There is a cost to this approach. Platforms such as TikTok are increasingly the spaces where fandom and cultural capital are built, and where new generations consume and create music. UMG clearly recognises this, as it is why they are seeking to extract greater value from TikTok in the first place. If UMG’s absence from TikTok is prolonged, its current roster of stars will probably be fine. However, by removing itself from the pack, the company risks falling out of sync with the next generation of artists and their fans.

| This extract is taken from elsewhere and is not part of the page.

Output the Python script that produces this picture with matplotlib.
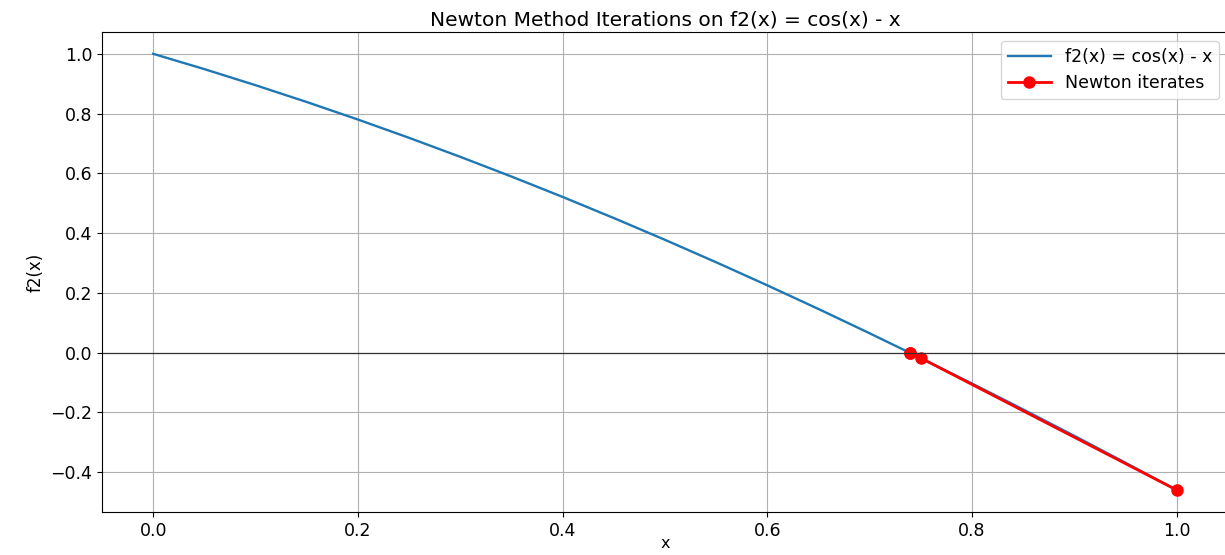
import matplotlib

matplotlib.use("Agg")
import matplotlib.pyplot as plt

# f2(x) = cos(x) - x
curve_x = [0.00, 0.05, 0.10, 0.15, 0.20, 0.25, 0.30, 0.35, 0.40, 0.45, 0.50,
           0.55, 0.60, 0.65, 0.70, 0.75, 0.80, 0.85, 0.90, 0.95, 1.00]
curve_y = [1.0000, 0.9488, 0.8950, 0.8388, 0.7801, 0.7189, 0.6553, 0.5894,
           0.5211, 0.4505, 0.3776, 0.3025, 0.2253, 0.1461, 0.0648, -0.0183,
           -0.1033, -0.1900, -0.2784, -0.3684, -0.4597]

# Newton iterates starting from x0 = 1
iter_x = [1.0, 0.7504, 0.7391, 0.7391]
iter_y = [-0.4597, -0.0189, -0.0001, 0.0]

W, H = 1225, 555
fig = plt.figure(figsize=(W / 100, H / 100), dpi=100)
ax = fig.add_axes([102 / W, 43 / H, 1126 / W, 480 / H])

ax.plot(curve_x, curve_y, color="#1f77b4", linewidth=1.7, label="f2(x) = cos(x) - x")
ax.plot(iter_x, iter_y, "o-", color="red", linewidth=2.0, markersize=8,
        label="Newton iterates")
ax.axhline(0, color="#333333", linewidth=0.9)

ax.set_xlim(-0.05, 1.05)
ax.set_ylim(-0.533, 1.073)
ax.set_title("Newton Method Iterations on f2(x) = cos(x) - x", fontsize=14.5, pad=5)
ax.set_xlabel("x", fontsize=11.5, labelpad=-3)
ax.set_ylabel("f2(x)", fontsize=12)
ax.tick_params(labelsize=12.5)
ax.grid(True)
ax.legend(loc="upper right", fontsize=12.5, handlelength=2.5)

fig.savefig("out.png", dpi=100)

Artists are the collateral damage

The sad truth is that artists and songwriters are no better off. Just as with streaming, more money from TikTok could result in meaningful revenue for UMG, but still only measly payments for individual artists and songwriters (especially if payments continue to be made as lump sums rather than on a per-stream basis). Moreover, while UMG’s superstars will be fine, its smaller, perhaps newly-signed artists just lost a crucial promotion and discovery platform. As Future Music Coalition pointed out, the battle does not bode well for independents either: “If UMG can’t get a fair deal, what hope do indie artists have?” It is clear that artists and songwriters are not receiving enough for the use of their music on both streaming and social media platforms. But make no mistake, the initiatives so far are doing much more for the companies in charge than for the creators themselves.